Scholarly Edition of Hitler’s Mein Kampf Is Published

2015 will see the expiration of the copyright for Adolf Hitler’s controversial memoir “Mein Kampf”. Written while he was in prison for trying to overthrow the Bavarian government in the early 1920s, Hitler’s book outlines some of his key political ideas, including his strong antisemitic sentiments which led to the Holocaust. Understandably a bestseller in the years of Nazi rule, the book was effectively banned after the Second World War. The state of Bavaria holds the rights and stopped all efforts to re-issue the text in German.  This has now changed and a commented edition has been published. In an interview with Spiegel Online International Christian Hartmann, the project leader, talks about the controversial decision to produce this scholarly edition of a text which might still inspire racial hatred and encourage Nazi ideas in today’s readers.

Dr Stefan Baumgarten

For decades the book was not publicly available in Germany. After the war it was feared that its influence on impressionable young people and unrepenting old Nazi supporters posed a threat to the new German republic. In the decades to follow, most people who had access to the book had most likely come across it in their grandparents’ attic.
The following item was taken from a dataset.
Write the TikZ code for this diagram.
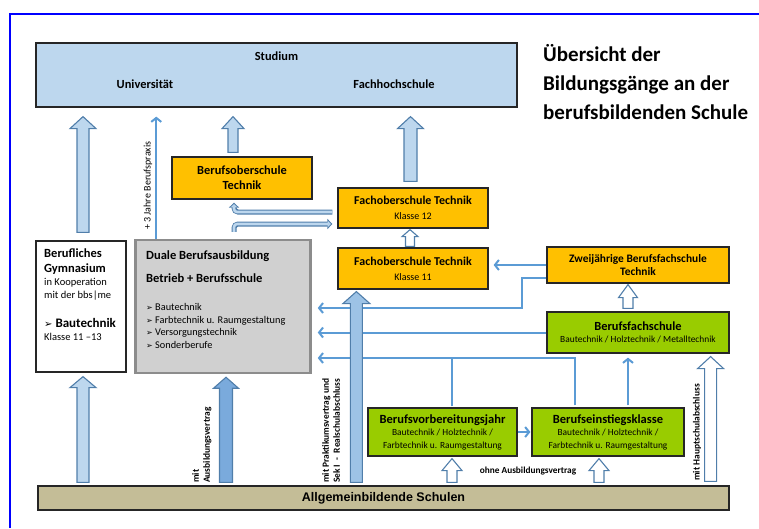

In the 1930s a copy of “Mein Kampf” was a popular wedding gift and many copies of the book had survived the transition into democracy, stashed away behind old curtains and Christmas decorations.

Never a good read, this vitriolic polemic written in longwinded bad prose was mystified and made strangely attractive by the fact that it was not publicly available. That changed around the turn of the millennium when internet trading started and young neo-nazis could order English translations of “Mein Kampf” from amazon.com. Soon it could also be downloaded  as an e-book. German authorities were not pleased but powerless.

Outside of Germany the book  had always been freely available and there is a surprisingly large number of translations. In English alone, there are more than a dozen different renditions. The analyis of these translations was the focus of a PhD thesis written at Aston University and published as a monograph in 2009. Stefan Baumgarten, now Lecturer in German at Bangor University, analyses in his study the translation processes linked to this politically sensitive text and explores the complexities of power relations and ideological management involved in the production of translations.